The competitive Counter-Strike: Global Offensive has unfortunately seen a lot of cheating and match-fixing over years. And now the Esports Integrity Commission has found evidence of another match-fixing scandal.
The possible fraud was discovered in CIS Regional Major Rankings matches. According to the Esports Integrity Commission, the event — which was part of the EPIC CSGO League — lacked “basic safety precautions” like anti-cheats and saving replays. This potentially helped Project X get away with some shady activity.
The ESIC stated that they received evidence against Project X’s chief executive officer Oleksandr Shyshko. He allegedly has active esports betting accounts and was placing “numerous bets on highly suspicious Project X matches.”
The Esports Integrity Commission also found that Shyshko “made accurate pre-match bets” when Akuma faced Virtus Pro. This was considered suspicious by the ESIC because 14 teams in the CIS region had previously signed a statement accusing Akuma of cheating in the competitoin by obtaining intel on their opponents’ positions on the game map.
All of this led the Esports Integrity Commission to do some digging. The investigation looked into betting and client information, match and player behavior data, prior behavior data, and other “relevant information.”
The evidence was enough for the ESIC to conclude the high possibility that match-fixing had occurred. But ESIC has s”no insight” into the tournament operation or any jurisdiction over the tournament. So for now, ESIC has sent the evidence to Valve for “further consideration.”

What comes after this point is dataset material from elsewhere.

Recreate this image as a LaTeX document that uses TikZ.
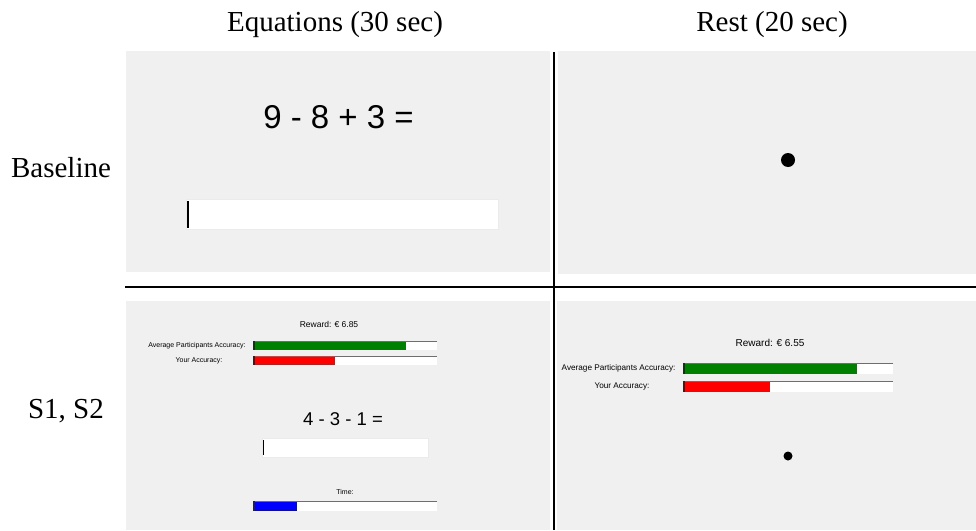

“While ESIC has not undertaken a full investigation into the detail, extent, and validity of any particular instances of match-fixing behavior and the perpetrators of such behavior,” ESIC commissioner Ian Smith said, “information on hand would indicate that this is a matter worth investigating further.”
Until Valve concludes an investigation of their own, the ESIC has recommended that all tournament organizers do not accept entries from Akuma or any team with three or more of the current Akuma players. They also advised against allowing any teams “associated with Oleksandr Shyshko.”
This is unfortunately not the first investigation of its kind. The ESIC partnered with the FBI to investigate match-fixing in CSGO back in August 2021. According to Smith, this was due to evidence of “organized match-fixing in the North American Mountain Dew League.”
Smith explained that the “classic match-fixing” included players being bribed by outside betting syndicates in order to fix matches. And it’s been going on for a long, long time.
The FBI was brought in but needed the Esports Integrity Commission due to their inexperience with esports and esports betting. While a new concept, it’s sadly commonplace in CSGO. The ESIC previously banned 35 Australian CSGO pros when they bet on their own match.